The study for the EPA also profiled the Colorado Front Range city of Loveland among its record-setting recyclers. Loveland diverted 56 percent of garbage generated, at the time of the study. About 19 percent of waste was recycled and 37 percent was composted.

The study stressed that collection of leaves and yard trimmings was a key to diverting waste from landfills. That’s an area where the Roaring Fork Valley is weak. Carbondale designates special dumpsters for leaves and tree branches for about one month, from mid-October to mid-November. No such drop-off site is established seasonally in Basalt or Aspen, although residents can take their yard waste to the dump.

The EPA study said another tip for creating record-setting recycling programs is to adopt a “pay-as-you-throw” system that hits the heaviest trash generators hardest in their wallets.

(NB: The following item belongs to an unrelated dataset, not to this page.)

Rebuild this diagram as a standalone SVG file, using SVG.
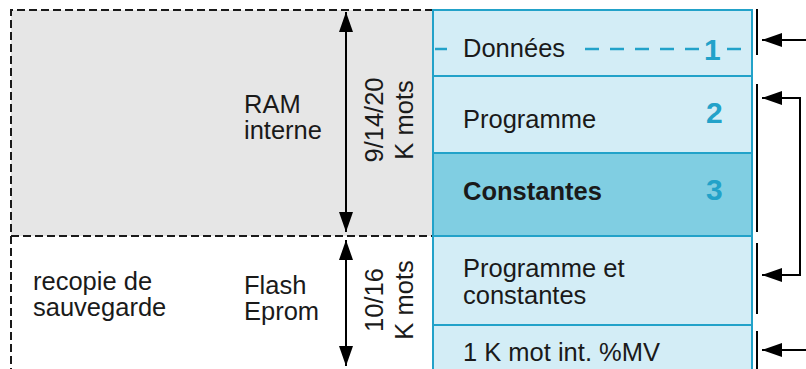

Towns and cities should also require trash haulers to include at least a minimal level of curbside recycling.

Forcing the famed independent-minded Westerners to recycle is something that hasn’t been attempted yet, at least not widely. Boulder has come the closest.

“We changed the rules of the game,” said Ecocycle’s Lombardi.

Trash haulers in Boulder must include recycling in their base price rather than provide it for an extra fee, Lombardi said. Therefore, residents are encouraged to recycle because they are already paying for it.

The city has also adopted the pay-as-you-throw concept to make it worthwhile financially for households to reduce the amount of garbage they generate.